Read also: Five facts after five years of conflict in eastern Ukraine
Civilians are paying the price
The civilian population continues to pay the highest price in the ongoing conflict. Liliia has six children. Her oldest, Oleksandr, is 20 and doesn’t live with his parents anymore. Ihor is 12. He is a shy, calm schoolboy, always ready to help out his parents at home. Liliia’s oldest daughter, Iryna, goes to school and assists her mother with the housekeeping. She cooks and looks after the younger ones. Yana is seven, a first-grade pupil and a cheerful, energetic girl. Liliia’s youngest, the five-year-old boy Illia and two-year-old girl Aryna, stay at home with their mother. The family can’t afford to send them to kindergarten. Now, Liliia and her husband Viktor are expecting their seventh child.

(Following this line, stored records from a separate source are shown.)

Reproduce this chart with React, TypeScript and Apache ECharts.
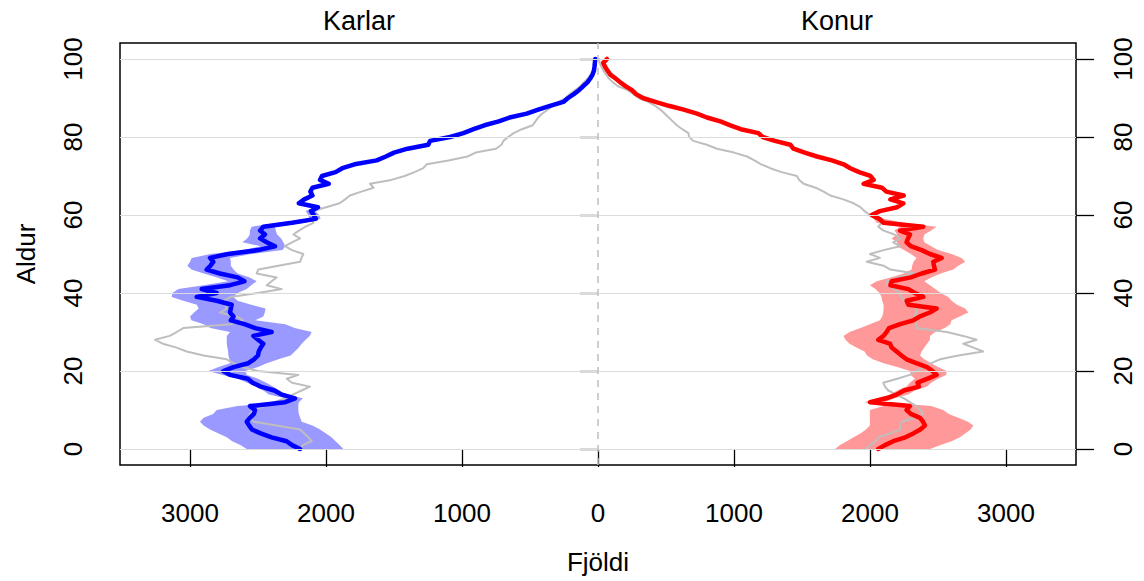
import React, { useEffect, useRef } from "react";
import * as echarts from "echarts";

// Ages 0..100
const ages = [
  0, 1, 2, 3, 4, 5, 6, 7, 8, 9, 10, 11, 12, 13, 14, 15, 16, 17, 18, 19,
  20, 21, 22, 23, 24, 25, 26, 27, 28, 29, 30, 31, 32, 33, 34, 35, 36, 37, 38, 39,
  40, 41, 42, 43, 44, 45, 46, 47, 48, 49, 50, 51, 52, 53, 54, 55, 56, 57, 58, 59,
  60, 61, 62, 63, 64, 65, 66, 67, 68, 69, 70, 71, 72, 73, 74, 75, 76, 77, 78, 79,
  80, 81, 82, 83, 84, 85, 86, 87, 88, 89, 90, 91, 92, 93, 94, 95, 96, 97, 98, 99, 100,
];

const maleMedian = [
  2191, 2250, 2290, 2400, 2480, 2545, 2565, 2583, 2560, 2530,
  2522, 2559, 2300, 2228, 2330, 2380, 2480, 2540, 2575, 2706,
  2755, 2680, 2571, 2530, 2500, 2495, 2480, 2461, 2500, 2534,
  2400, 2520, 2600, 2700, 2680, 2706, 2700, 2694, 2804, 2951,
  2804, 2914, 2706, 2600, 2650, 2780, 2878, 2850, 2829, 2853,
  2720, 2500, 2375, 2436, 2485, 2449, 2485, 2461, 2250, 2075,
  2090, 2110, 2060, 2200, 2160, 2100, 2115, 2100, 1980, 2044,
  2030, 1930, 1880, 1790, 1627, 1560, 1500, 1400, 1248, 1235,
  1088, 990, 915, 835, 730, 650, 524, 440, 353, 255,
  220, 178, 140, 110, 78, 57, 40, 30, 26, 23,
  20,
];

const maleGray = [
  2190, 2170, 2105, 2130, 2160, 2191, 2363, 2530, 2571, 2560,
  2534, 2450, 2380, 2300, 2240, 2180, 2118, 2250, 2289, 2204,
  2500, 2620, 2680, 2730, 2900, 3025, 3098, 3200, 3257, 3150,
  3098, 3050, 2700, 2608, 2657, 2780, 2730, 2740, 2755, 2700,
  2500, 2326, 2436, 2400, 2363, 2510, 2498, 2350, 2191, 2180,
  2167, 2250, 2302, 2250, 2191, 2240, 2200, 2150, 2093, 2105,
  2100, 2090, 2000, 1900, 1860, 1824, 1740, 1650, 1677, 1520,
  1421, 1350, 1285, 1260, 1100, 960, 900, 750, 710, 696,
  660, 620, 560, 480, 460, 440, 410, 370, 330, 290,
  240, 206, 170, 130, 105, 75, 55, 40, 30, 22,
  18,
];

const femaleMedian = [
  2061, 2110, 2171, 2260, 2319, 2370, 2404, 2390, 2368, 2300,
  2269, 2294, 2000, 2120, 2200, 2250, 2360, 2350, 2420, 2490,
  2460, 2420, 2340, 2269, 2230, 2196, 2160, 2147, 2061, 2100,
  2122, 2140, 2221, 2319, 2368, 2440, 2490, 2282, 2270, 2392,
  2330, 2282, 2150, 2159, 2300, 2380, 2478, 2470, 2466, 2527,
  2440, 2380, 2300, 2269, 2280, 2294, 2221, 2392, 2100, 2070,
  2012, 2073, 2200, 2245, 2150, 2248, 2120, 2088, 1953, 2027,
  2003, 1920, 1855, 1806, 1720, 1610, 1520, 1438, 1414, 1300,
  1210, 1180, 1050, 973, 900, 801, 728, 630, 520, 422,
  330, 280, 250, 205, 164, 130, 91, 70, 52, 38,
  66,
];

const femaleGray = [
  1976, 2000, 2040, 2061, 2150, 2221, 2221, 2233, 2330, 2392,
  2370, 2340, 2294, 2250, 2190, 2135, 2110, 2098, 2200, 2294,
  2340, 2400, 2450, 2515, 2650, 2833, 2760, 2686, 2784, 2686,
  2564, 2343, 2340, 2331, 2330, 2340, 2343, 2300, 2250, 2230,
  2221, 2180, 2130, 2122, 2200, 2331, 2150, 2100, 1976, 2073,
  2000, 2100, 2221, 2171, 2221, 2180, 2100, 2061, 2085, 2060,
  2000, 1960, 1930, 1880, 1804, 1708, 1659, 1600, 1512, 1480,
  1463, 1350, 1267, 1200, 1150, 1096, 1000, 875, 800, 700,
  670, 665, 620, 580, 550, 520, 490, 460, 420, 370,
  300, 260, 220, 147, 110, 80, 60, 40, 25, 12,
  8,
];

// Prediction band, ages 0..62
const bandAges = [
  0, 1, 2, 3, 4, 5, 6, 7, 8, 9, 10, 11, 12, 13, 14, 15, 16, 17, 18, 19,
  20, 21, 22, 23, 24, 25, 26, 27, 28, 29, 30, 31, 32, 33, 34, 35, 36, 37, 38, 39,
  40, 41, 42, 43, 44, 45, 46, 47, 48, 49, 50, 51, 52, 53, 54, 55, 56, 57, 58, 59,
  60, 61, 62,
];

const maleLower = [
  1873, 1900, 1930, 1960, 2000, 2044, 2100, 2179, 2190, 2200,
  2204, 2204, 2200, 2170, 2300, 2340, 2390, 2440, 2500, 2580,
  2596, 2500, 2436, 2350, 2260, 2230, 2200, 2179, 2150, 2120,
  2105, 2230, 2300, 2520, 2461, 2450, 2445, 2550, 2650, 2681,
  2650, 2583, 2550, 2510, 2560, 2650, 2680, 2700, 2700, 2706,
  2550, 2320, 2300, 2314, 2330, 2360, 2370, 2375, 2150, 2040,
  2050, 2080, 2030,
];

const maleUpper = [
  2583, 2630, 2690, 2730, 2790, 2853, 2900, 2927, 2900, 2830,
  2804, 2650, 2320, 2300, 2420, 2460, 2520, 2580, 2650, 2760,
  2865, 2790, 2706, 2710, 2718, 2720, 2725, 2730, 2730, 2730,
  2706, 2850, 2900, 2990, 3000, 2970, 2937, 2950, 3050, 3135,
  3130, 3086, 2900, 2720, 2800, 2900, 2990, 3020, 3000, 2988,
  2850, 2600, 2480, 2615, 2580, 2560, 2560, 2547, 2350, 2120,
  2130, 2150, 2090,
];

const femaleLower = [
  1743, 1780, 1830, 1879, 1930, 1970, 1999, 1999, 1999, 1999,
  1999, 2100, 1960, 2050, 2150, 2200, 2270, 2294, 2330, 2300,
  2294, 2200, 2100, 2020, 1978, 1960, 1900, 1850, 1820, 1805,
  1850, 1930, 2000, 2073, 2090, 2098, 2100, 2100, 2090, 2085,
  2070, 2040, 1999, 2050, 2150, 2250, 2306, 2310, 2320, 2343,
  2300, 2250, 2200, 2200, 2159, 2200, 2180, 2221, 2050, 2030,
  1990, 2050, 2170,
];

const femaleUpper = [
  2441, 2520, 2600, 2662, 2700, 2740, 2760, 2720, 2650, 2580,
  2539, 2450, 2110, 2180, 2280, 2330, 2420, 2450, 2500, 2560,
  2564, 2500, 2450, 2400, 2368, 2380, 2400, 2420, 2441, 2441,
  2480, 2550, 2590, 2600, 2660, 2723, 2700, 2640, 2600, 2576,
  2520, 2480, 2441, 2400, 2450, 2520, 2613, 2650, 2700, 2674,
  2600, 2500, 2450, 2400, 2392, 2400, 2450, 2490, 2250, 2110,
  2040, 2100, 2230,
];

const xTicks = [-3000, -2000, -1000, 0, 1000, 2000, 3000];
const yTicks = [0, 20, 40, 60, 80, 100];
const panelTitles = ["Karlar", "Konur"];
const xName = "Fjöldi";
const yName = "Aldur";

const FONT = '"Liberation Sans", Arial, Helvetica, sans-serif';

function bandSeries(lower: number[], upper: number[], sign: number, color: string) {
  return {
    type: "custom",
    silent: true,
    z: 1,
    clip: true,
    data: bandAges.map((a, i) => [sign * lower[i], sign * upper[i], a]),
    encode: { x: [0, 1], y: 2 },
    renderItem: (params: any, api: any) => {
      if (params.dataIndex !== 0) return null;
      const pts: number[][] = [];
      for (let i = 0; i < bandAges.length; i++) {
        pts.push(api.coord([sign * upper[i], bandAges[i]]));
      }
      for (let i = bandAges.length - 1; i >= 0; i--) {
        pts.push(api.coord([sign * lower[i], bandAges[i]]));
      }
      return {
        type: "polygon",
        shape: { points: pts },
        style: { fill: color, stroke: "none" },
      };
    },
  };
}

function lineSeries(vals: number[], sign: number, color: string, width: number, z: number) {
  return {
    type: "line",
    silent: true,
    z,
    symbol: "none",
    showSymbol: false,
    data: ages.map((a, i) => [sign * vals[i], a]),
    lineStyle: { color, width, cap: "round", join: "round" },
  };
}

export default function App() {
  const ref = useRef<HTMLDivElement>(null);
  useEffect(() => {
    if (!ref.current) return;
    const chart = echarts.init(ref.current, null, { renderer: "svg" });
    const gridLeft = 120;
    const gridRight = 68;
    const plotW = 1144 - gridLeft - gridRight;
    const titleStyle = {
      textAlign: "center",
      textVerticalAlign: "middle",
      align: "center",
      verticalAlign: "middle",
      fontSize: 27,
      fontFamily: FONT,
      fill: "#000",
    };
    const option: any = {
      animation: false,
      backgroundColor: "#ffffff",
      textStyle: { fontFamily: FONT },
      grid: {
        left: gridLeft,
        right: gridRight,
        top: 43,
        bottom: 116,
        show: true,
        borderColor: "#000",
        borderWidth: 1.5,
        backgroundColor: "transparent",
      },
      graphic: [
        {
          type: "text",
          x: gridLeft + plotW / 4,
          y: 21,
          style: { ...titleStyle, text: panelTitles[0] },
        },
        {
          type: "text",
          x: gridLeft + (plotW * 3) / 4,
          y: 21,
          style: { ...titleStyle, text: panelTitles[1] },
        },
      ],
      xAxis: {
        type: "value",
        min: -3515,
        max: 3515,
        axisLine: { show: false },
        splitLine: { show: false },
        axisTick: {
          show: true,
          length: 18,
          customValues: xTicks,
          lineStyle: { color: "#000", width: 1.3 },
        },
        axisLabel: {
          customValues: xTicks,
          formatter: (v: number) => String(Math.abs(v)),
          fontSize: 26,
          color: "#000",
          margin: 35,
          fontFamily: FONT,
        },
        name: xName,
        nameLocation: "middle",
        nameGap: 84,
        nameTextStyle: { fontSize: 26, color: "#000", fontFamily: FONT },
      },
      yAxis: [
        {
          type: "value",
          position: "left",
          min: -4.1,
          max: 104.1,
          axisLine: { show: false },
          splitLine: { show: false },
          axisTick: {
            show: true,
            length: 18,
            customValues: yTicks,
            lineStyle: { color: "#000", width: 1.3 },
          },
          axisLabel: {
            customValues: yTicks,
            rotate: 90,
            fontSize: 26,
            color: "#000",
            margin: 34,
            fontFamily: FONT,
          },
          name: yName,
          nameLocation: "middle",
          nameGap: 81,
          nameRotate: 90,
          nameTextStyle: { fontSize: 26, color: "#000", fontFamily: FONT },
        },
        {
          type: "value",
          position: "right",
          min: -4.1,
          max: 104.1,
          axisLine: { show: false },
          splitLine: { show: false },
          axisTick: {
            show: true,
            length: 18,
            customValues: yTicks,
            lineStyle: { color: "#000", width: 1.3 },
          },
          axisLabel: {
            customValues: yTicks,
            rotate: 90,
            fontSize: 26,
            color: "#000",
            margin: 34,
            fontFamily: FONT,
          },
        },
      ],
      series: [
        {
          type: "line",
          silent: true,
          z: 0,
          data: [],
          markLine: {
            silent: true,
            symbol: "none",
            animation: false,
            label: { show: false },
            lineStyle: { color: "#dcdcdc", width: 1, type: "solid" },
            data: yTicks.map((t) => ({ yAxis: t })),
          },
        },
        bandSeries(maleLower, maleUpper, -1, "rgba(0,0,255,0.4)"),
        bandSeries(femaleLower, femaleUpper, 1, "rgba(255,0,0,0.4)"),
        {
          type: "line",
          silent: true,
          z: 2,
          data: [],
          markLine: {
            silent: true,
            symbol: "none",
            animation: false,
            label: { show: false },
            lineStyle: { color: "#bebebe", width: 1.5, type: [7, 6] },
            data: [{ xAxis: 0 }],
          },
        },
        lineSeries(maleGray, -1, "#bebebe", 2, 3),
        lineSeries(femaleGray, 1, "#bebebe", 2, 3),
        lineSeries(maleMedian, -1, "#0000ff", 4.5, 4),
        lineSeries(femaleMedian, 1, "#ff0000", 4.5, 4),
      ],
    };
    chart.setOption(option);
    return () => chart.dispose();
  }, []);
  return (
    <div
      ref={ref}
      style={{ position: "fixed", left: 0, top: 0, width: 1144, height: 581, background: "#fff" }}
    />
  );
}
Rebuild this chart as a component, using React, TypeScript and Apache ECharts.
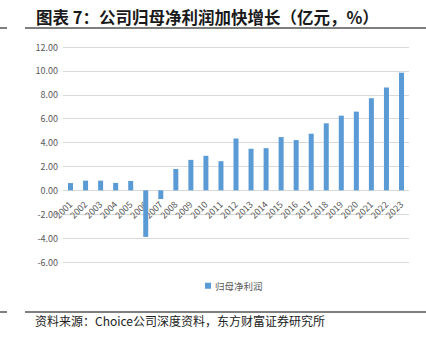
import React, { useEffect, useRef } from "react";
import * as echarts from "echarts";

const years = ["2001","2002","2003","2004","2005","2006","2007","2008","2009","2010","2011","2012","2013","2014","2015","2016","2017","2018","2019","2020","2021","2022","2023"];
const netProfit = [0.61,0.81,0.81,0.62,0.78,-3.9,-0.73,1.79,2.55,2.89,2.44,4.34,3.48,3.53,4.46,4.21,4.74,5.61,6.25,6.59,7.71,8.61,9.85];
const seriesName = "归母净利润";
const titleText = "图表 7：公司归母净利润加快增长（亿元，%）";
const sourceText = "资料来源：Choice公司深度资料，东方财富证券研究所";

export default function App() {
  const ref = useRef<HTMLDivElement>(null);
  useEffect(() => {
    if (!ref.current) return;
    const chart = echarts.init(ref.current, null, { renderer: "svg" });
    const font = "'Noto Sans CJK SC', 'Noto Sans', sans-serif";
    chart.setOption({
      animation: false,
      textStyle: { fontFamily: font },
      grid: { left: 63, right: 17, top: 47, bottom: 75, containLabel: false },
      legend: {
        left: 200,
        top: 276,
        itemWidth: 6,
        itemHeight: 6,
        itemGap: 10,
        icon: "rect",
        textStyle: { fontSize: 9.5, color: "#595959", fontFamily: font, padding: [0, 0, 0, -1] },
        data: [seriesName],
      },
      xAxis: {
        type: "category",
        data: years,
        offset: -71.3,
        axisLine: { show: false, onZero: false },
        axisTick: { show: false },
        axisLabel: { rotate: 45, fontSize: 9, color: "#595959", margin: 12, interval: 0 },
      },
      yAxis: {
        type: "value",
        min: -6,
        max: 12,
        interval: 2,
        axisLine: { show: false },
        axisTick: { show: false },
        splitLine: { lineStyle: { color: "#d9d9d9", width: 1 } },
        axisLabel: {
          fontSize: 9,
          color: "#595959",
          margin: 5,
          formatter: (v: number) => v.toFixed(2),
        },
      },
      series: [
        {
          name: seriesName,
          type: "bar",
          data: netProfit,
          barWidth: 5,
          itemStyle: { color: "#5b9bd5" },
        },
      ],
      graphic: [
        {
          type: "text",
          left: 36,
          top: 9,
          style: { text: titleText, font: `bold 16.5px ${font}`, fill: "#1a1a1a" },
        },
        { type: "line", shape: { x1: 0, y1: 28, x2: 7, y2: 28 }, style: { stroke: "#555", lineWidth: 1.5 } },
        { type: "line", shape: { x1: 25, y1: 28, x2: 426, y2: 28 }, style: { stroke: "#555", lineWidth: 1.5 } },
        { type: "line", shape: { x1: 0, y1: 312, x2: 7, y2: 312 }, style: { stroke: "#555", lineWidth: 1.5 } },
        { type: "line", shape: { x1: 25, y1: 312, x2: 426, y2: 312 }, style: { stroke: "#555", lineWidth: 1.5 } },
        {
          type: "text",
          left: 35,
          top: 314,
          style: { text: sourceText, font: `12px ${font}`, fill: "#222" },
        },
      ],
    });
    return () => chart.dispose();
  }, []);
  return <div ref={ref} style={{ width: 426, height: 337, position: "absolute", left: 0, top: 0 }} />;
}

When the blast hit, I covered my baby with my own body, and the glass from the broken window hit me in the back.Liliia Poturoieva
Before the conflict, the entire family lived in a small house with two rooms. There was no work. Their main income was from child allowances and whatever they could make from keeping a few cows, goats, rabbits and chickens.
"There was no work in the village," says Liliia. "There was no opportunity to travel elsewhere to work. We tried to make money by selling milk."
Since there is no school in their village, the children go to school in a neighbouring village, five kilometres away. Since the night of the shelling, Iryna finds it hard to concentrate in class.
Saved her son’s life
That horrible night could have turned out much worse. Under one of the windows shattered by the blast stood a child’s bed, where Liliia’s youngest was fast asleep.
"When the blast hit, I covered my baby with my own body, and the glass from the broken window hit me in the back." Liliia stutters when recounting the events. It’s not something that leaves you unmarked.
The blast left the house heavily damaged: all the windows were broken, the front walls were destroyed, as well as the roof and the foundation. But Liliia and her family didn’t dare leave it unattended. They tried to repair it by themselves, covering the broken windows with plastic wrap. They spent the nights in the basement, the warmest and the safest place of the house. They received no help from the local authorities.
NRC is renovating their home
"At first I didn’t want to ask for help. I didn’t believe anyone would really help us," says Liliia. “But my husband had heard that the Norwegian Refugee Council was running a house repair project in the village and advised me to go and find out more about it."
She did, and now the house is on its way to being fully restored. The roof has new tiles and the walls have been completely renovated. New windows have been installed and the children share three small rooms between them.
NRC provided construction materials and cash to help renovate four houses in Liliia’s village.
"What’s important now is that the active phase of the war doesn’t break out again," says Liliia, longing for more peaceful times in their reconstructed family home.